Il apparaît donc que l'importance de la charge de travail ne fait pas partie des difficultés abordées.
Dès lors qu'à la date de la visite à la médecine du travail du 18 juin 2015, d'une part la salariée est en arrêt-maladie depuis deux mois quand elle évoque une surcharge de travail, d'autre part, l'employeur a pris des mesures pour répondre à l'alerte qu'il avait reçue émanant du service d'administration des ventes, celle-ci ne peut reprocher à l'employeur d'avoir réagi tardivement.
Le manquement de l'employeur à son obligation de sécurité n'est pas établi.
Lors de la réunion du 28 juillet 2015, les délégués du personnel constatent que la procédure à l'encontre de Mme [O] a été suspendue en raison de la reprise de son travail par l'un des trois salariés et de la présence de deux intérimaires sur les postes France et qu'elle a été menée à son terme en ce qui concerne la troisième salariée.
Toutefois, en poursuivant la procédure de licenciement de Mme [O] jusqu'à l'entretien préalable, alors que la salariée était absente pour maladie depuis un mois seulement, l'employeur a manifestement fait preuve d'une légèreté blâmable.
Il est établi que la convocation de Mme [O] à un entretien préalable, puis la tenue de cet entretien ont déstabilisé la salariée comme il est relevé par le médecin du travail dans le dossier médical à la date de la visite du 18 juin 2015 et dans son certificat du 17 mars 2016.
Mme [O] ayant subi un préjudice en lien avec cette faute commise dans l'exécution du contrat de travail, il convient de condamner la société LGL France à lui payer des dommages et intérêts qui seront évalués à la somme de 3 000 euros, le jugement étant infirmé en ce qu'il a rejeté ce chef de demande.
Sur la rupture du contrat de travail
Est dépourvu de cause réelle et sérieuse le licenciement pour inaptitude lorsqu'il est démontré que l'inaptitude était consécutive à un manquement préalable de l'employeur qui l'a provoquée.
L'avis du médecin du travail à l'issue de la seconde visite de reprise est ainsi rédigé :
« inapte totale et définitive au poste de travail.

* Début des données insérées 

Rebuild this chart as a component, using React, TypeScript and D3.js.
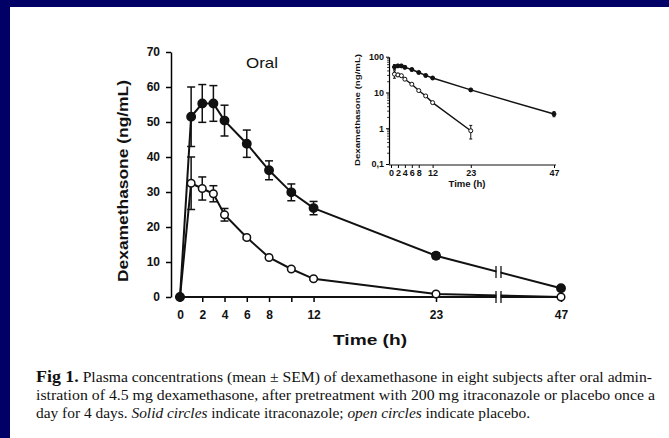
import React, { useEffect, useRef } from 'react';
import * as d3 from 'd3';

// Sampling times (h) and mean ± SEM concentrations (ng/mL)
const times = [0, 1, 2, 3, 4, 6, 8, 10, 12, 23, 47];
const itraMean = [0, 51.5, 55.3, 55.3, 50.4, 43.8, 36.2, 29.9, 25.4, 11.8, 2.5];
const itraSem = [0, 8.5, 5.4, 5.1, 4.4, 3.9, 2.7, 2.4, 1.9, 0.8, 0.4];
const placMean = [0, 32.5, 31.0, 29.5, 23.5, 17.0, 11.3, 8.0, 5.2, 0.85, 0];
const placSem = [0, 7.5, 3.3, 2.3, 1.8, 0.5, 0.4, 0.3, 0.3, 0.35, 0];

const mainXTicks = [0, 2, 4, 6, 8, 10, 12, 23, 47];
const mainXLabels = ['0', '2', '4', '6', '8', '', '12', '23', '47'];
const mainYTicks = [0, 10, 20, 30, 40, 50, 60, 70];
const insetXTicks = [0, 2, 4, 6, 8, 12, 23, 47];
const insetYTicks = [0.1, 1, 10, 100];
const insetYLabels = ['0,1', '1', '10', '100'];
const axisBreakAt = 35;

const captionLine1 = ' Plasma concentrations (mean \u00b1 SEM) of dexamethasone in eight subjects after oral admin-';
const captionLine2 = 'istration of 4.5 mg dexamethasone, after pretreatment with 200 mg itraconazole or placebo once a';

const W = 669;
const H = 438;
const SANS = '"Liberation Sans", Arial, sans-serif';
const SERIF = '"Liberation Serif", "Times New Roman", serif';

const App = () => {
    const svgRef = useRef<SVGSVGElement>(null);

    useEffect(() => {
        if (!svgRef.current) return;
        const svg = d3.select(svgRef.current);
        svg.selectAll('*').remove();

        // slide frame
        svg.append('rect').attr('width', W).attr('height', H).attr('fill', '#000066');
        svg.append('rect').attr('x', 10).attr('y', 7).attr('width', W - 10).attr('height', H - 7).attr('fill', '#ffffff');

        // ---------- main linear chart ----------
        const x = d3.scaleLinear().domain([0, 23, 47]).range([180, 436, 561]);
        const y = d3.scaleLinear().domain([0, 70]).range([297, 52]);

        const yAxis = svg.append('g')
            .attr('transform', 'translate(171,0)')
            .call(d3.axisLeft(y).tickValues(mainYTicks).tickSize(5).tickSizeOuter(0).tickPadding(6));
        yAxis.select('.domain').attr('stroke-width', 1.5);
        yAxis.selectAll('line').attr('stroke-width', 1.5);
        yAxis.selectAll('text')
            .style('font-family', SANS).style('font-size', '12px').style('font-weight', 'bold').attr('fill', '#111');

        const xAxis = svg.append('g')
            .attr('transform', 'translate(0,297)')
            .call(d3.axisBottom(x).tickValues(mainXTicks)
                .tickFormat((d, i) => mainXLabels[i]).tickSize(5).tickSizeOuter(0).tickPadding(8));
        xAxis.select('.domain').remove();
        xAxis.selectAll('line').attr('stroke-width', 1.5);
        xAxis.selectAll('text')
            .style('font-family', SANS).style('font-size', '12px').style('font-weight', 'bold').attr('fill', '#111');
        svg.append('line')
            .attr('x1', 175).attr('x2', 564).attr('y1', 297).attr('y2', 297)
            .attr('stroke', '#111').attr('stroke-width', 1.8);

        const drawSeries = (g, mean, sem, filled) => {
            const pts = times.map((t, i) => [x(t), y(mean[i])] as [number, number]);
            g.append('path')
                .attr('d', d3.line()(pts))
                .attr('fill', 'none').attr('stroke', '#111').attr('stroke-width', 2);
            times.forEach((t, i) => {
                if (!sem[i]) return;
                const cx = x(t);
                const top = y(mean[i] + sem[i]);
                const bot = y(mean[i] - sem[i]);
                g.append('line').attr('x1', cx).attr('x2', cx).attr('y1', top).attr('y2', bot)
                    .attr('stroke', '#111').attr('stroke-width', 1.5);
                [top, bot].forEach(v => g.append('line')
                    .attr('x1', cx - 4).attr('x2', cx + 4).attr('y1', v).attr('y2', v)
                    .attr('stroke', '#111').attr('stroke-width', 1.5));
            });
            g.selectAll('circle')
                .data(times)
                .enter()
                .append('circle')
                .attr('cx', d => x(d))
                .attr('cy', (d, i) => y(mean[i]))
                .attr('r', filled ? 4.2 : 3.8)
                .attr('fill', filled ? '#111' : '#fff')
                .attr('stroke', '#111')
                .attr('stroke-width', 1.5);
        };

        drawSeries(svg.append('g'), placMean, placSem, false);
        drawSeries(svg.append('g'), itraMean, itraSem, true);

        // axis break marks
        const bx = x(axisBreakAt);
        const frac = (bx - x(23)) / (x(47) - x(23));
        const drawBreak = (cy) => {
            svg.append('rect').attr('x', bx - 2).attr('y', cy - 5).attr('width', 4).attr('height', 10).attr('fill', '#fff');
            [-2.5, 2.5].forEach(o => svg.append('line')
                .attr('x1', bx + o).attr('x2', bx + o).attr('y1', cy - 6).attr('y2', cy + 6)
                .attr('stroke', '#111').attr('stroke-width', 1.3));
        };
        drawBreak(y(itraMean[9]) + (y(itraMean[10]) - y(itraMean[9])) * frac);
        drawBreak(297);

        svg.append('text')
            .attr('x', 262).attr('y', 68).attr('text-anchor', 'middle')
            .attr('textLength', 32).attr('lengthAdjust', 'spacingAndGlyphs')
            .style('font-family', SANS).style('font-size', '15px').attr('fill', '#111')
            .text('Oral');

        svg.append('text')
            .attr('transform', 'translate(128,181) rotate(-90)')
            .attr('text-anchor', 'middle')
            .attr('textLength', 202).attr('lengthAdjust', 'spacingAndGlyphs')
            .style('font-family', SANS).style('font-size', '15px').style('font-weight', 'bold').attr('fill', '#111')
            .text('Dexamethasone (ng/mL)');

        svg.append('text')
            .attr('x', 370).attr('y', 345).attr('text-anchor', 'middle')
            .attr('textLength', 74).attr('lengthAdjust', 'spacingAndGlyphs')
            .style('font-family', SANS).style('font-size', '15px').style('font-weight', 'bold').attr('fill', '#111')
            .text('Time (h)');

        // ---------- inset log chart ----------
        const ix = d3.scaleLinear().domain([0, 47]).range([391, 554]);
        const iy = d3.scaleLog().domain([0.1, 100]).range([164, 56.7]);

        const iyAxis = svg.append('g')
            .attr('transform', 'translate(389,0)')
            .call(d3.axisLeft(iy).tickValues(insetYTicks)
                .tickFormat((d, i) => insetYLabels[i]).tickSize(3).tickSizeOuter(0).tickPadding(2));
        iyAxis.select('.domain').attr('stroke-width', 1.2);
        iyAxis.selectAll('text')
            .style('font-family', SANS).style('font-size', '9px').style('font-weight', 'bold').attr('fill', '#111');
        const minor = [];
        [0.1, 1, 10].forEach(dec => d3.range(2, 10).forEach(m => minor.push(dec * m)));
        svg.append('g').selectAll('line')
            .data(minor).enter().append('line')
            .attr('x1', 387).attr('x2', 389)
            .attr('y1', d => iy(d)).attr('y2', d => iy(d))
            .attr('stroke', '#111').attr('stroke-width', 0.8);

        const ixAxis = svg.append('g')
            .attr('transform', 'translate(0,165)')
            .call(d3.axisBottom(ix).tickValues(insetXTicks).tickSize(3).tickSizeOuter(0).tickPadding(2));
        ixAxis.select('.domain').remove();
        ixAxis.selectAll('text')
            .style('font-family', SANS).style('font-size', '9px').style('font-weight', 'bold').attr('fill', '#111');
        svg.append('line')
            .attr('x1', 389).attr('x2', 556).attr('y1', 165).attr('y2', 165)
            .attr('stroke', '#111').attr('stroke-width', 1.2);

        const drawInset = (mean, sem, filled) => {
            const idx = times.map((t, i) => i).filter(i => mean[i] > 0);
            svg.append('path')
                .attr('d', d3.line()(idx.map(i => [ix(times[i]), iy(mean[i])] as [number, number])))
                .attr('fill', 'none').attr('stroke', '#111').attr('stroke-width', 1.4);
            idx.forEach(i => {
                const cx = ix(times[i]);
                const top = iy(mean[i] + sem[i]);
                const bot = iy(Math.max(mean[i] - sem[i], 0.1));
                svg.append('line').attr('x1', cx).attr('x2', cx).attr('y1', top).attr('y2', bot)
                    .attr('stroke', '#111').attr('stroke-width', 1);
                [top, bot].forEach(v => svg.append('line')
                    .attr('x1', cx - 1.5).attr('x2', cx + 1.5).attr('y1', v).attr('y2', v)
                    .attr('stroke', '#111').attr('stroke-width', 1));
                svg.append('circle')
                    .attr('cx', cx).attr('cy', iy(mean[i])).attr('r', 2)
                    .attr('fill', filled ? '#111' : '#fff').attr('stroke', '#111').attr('stroke-width', 1);
            });
        };
        drawInset(placMean, placSem, false);
        drawInset(itraMean, itraSem, true);

        svg.append('text')
            .attr('transform', 'translate(360,110) rotate(-90)')
            .attr('text-anchor', 'middle')
            .attr('textLength', 112).attr('lengthAdjust', 'spacingAndGlyphs')
            .style('font-family', SANS).style('font-size', '8px').style('font-weight', 'bold').attr('fill', '#111')
            .text('Dexamethasone (ng/mL)');
        svg.append('text')
            .attr('x', 467).attr('y', 187).attr('text-anchor', 'middle')
            .attr('textLength', 37).attr('lengthAdjust', 'spacingAndGlyphs')
            .style('font-family', SANS).style('font-size', '9px').style('font-weight', 'bold').attr('fill', '#111')
            .text('Time (h)');

        // ---------- caption ----------
        const cap1 = svg.append('text')
            .attr('x', 36).attr('y', 382)
            .attr('textLength', 616).attr('lengthAdjust', 'spacingAndGlyphs')
            .style('font-family', SERIF).style('font-size', '14px').attr('fill', '#111');
        cap1.append('tspan').style('font-weight', 'bold').style('font-size', '16px').text('Fig 1.');
        cap1.append('tspan').text(captionLine1);

        svg.append('text')
            .attr('x', 36).attr('y', 400)
            .attr('textLength', 619).attr('lengthAdjust', 'spacingAndGlyphs')
            .style('font-family', SERIF).style('font-size', '14px').attr('fill', '#111')
            .text(captionLine2);

        const cap3 = svg.append('text')
            .attr('x', 36).attr('y', 418)
            .attr('textLength', 494).attr('lengthAdjust', 'spacingAndGlyphs')
            .style('font-family', SERIF).style('font-size', '14px').attr('fill', '#111');
        cap3.append('tspan').text('day for 4 days. ');
        cap3.append('tspan').style('font-style', 'italic').text('Solid circles');
        cap3.append('tspan').text(' indicate itraconazole; ');
        cap3.append('tspan').style('font-style', 'italic').text('open circles');
        cap3.append('tspan').text(' indicate placebo.');
    }, []);

    return (
        <svg ref={svgRef} width={W} height={H}
            style={{ position: 'absolute', left: 0, top: 0, display: 'block' }} />
    );
};

export default App;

L'état de santé de la salariée ainsi que les conclusions médicales ne permettent pas au médecin du travail de faire de propositions de reclassement au sein de l'entreprise ».
Mme [O] produit un certificat daté du 17 mars 2016 en pièce 18 dont on ne connaît pas l'auteur (intitulé 'courrier du médecin traitant' dans le bordereau de communication de pièces) adressé au médecin du travail et dont il résulte notamment que la salariée est blessée par les déclarations de son employeur qui ont porté un coup fatal à sa confiance en elle-même, qu'elle a fait un bilan de compétence et conclu à la nécessité de mettre un terme à ses fonctions dans cette entreprise et qu'il semble que la seule sortie possible soit une mise en inaptitude à tous les postes de l'entreprise.
D'une part, le manquement de l'employeur à l'obligation de sécurité n'a pas été établi.
D'autre part, la preuve d'un lien entre l'inaptitude de la salariée et le manquement par l'employeur qui a engagé de manière prématurée une première procédure de licenciement n'est pas rapportée au seul vu du certificat ci-dessus.
En conséquence, il convient de confirmer le jugement qui a dit que le licenciement de Mme [O] repose sur une cause réelle et sérieuse et a rejeté les demandes en paiement formées par la salariée.
Compte-tenu de la solution apportée au litige, chaque partie conservera la charge de ses dépens d'appel et de ses frais irrépétibles d'appel.
PAR CES MOTIFS
Statuant publiquement par arrêt mis à disposition au greffe et contradictoirement :
CONFIRME le jugement, sauf en ce qu'il a rejeté la demande de dommages et intérêts de Mme [O] fondée sur l'exécution déloyale du contrat de travail
STATUANT à nouveau sur ce point,
CONDAMNE la société LGL France à payer à Mme [L] [O] la somme de 3 000 euros à titre de dommages et intérêts en réparation du préjudice causé par l'exécution déloyale du contrat de travail
DIT que chaque partie conservera la charge de ses dépens d'appel
REJETTE les demandes des parties fondées sur l'article 700 du code de procédure civile en cause d'appel.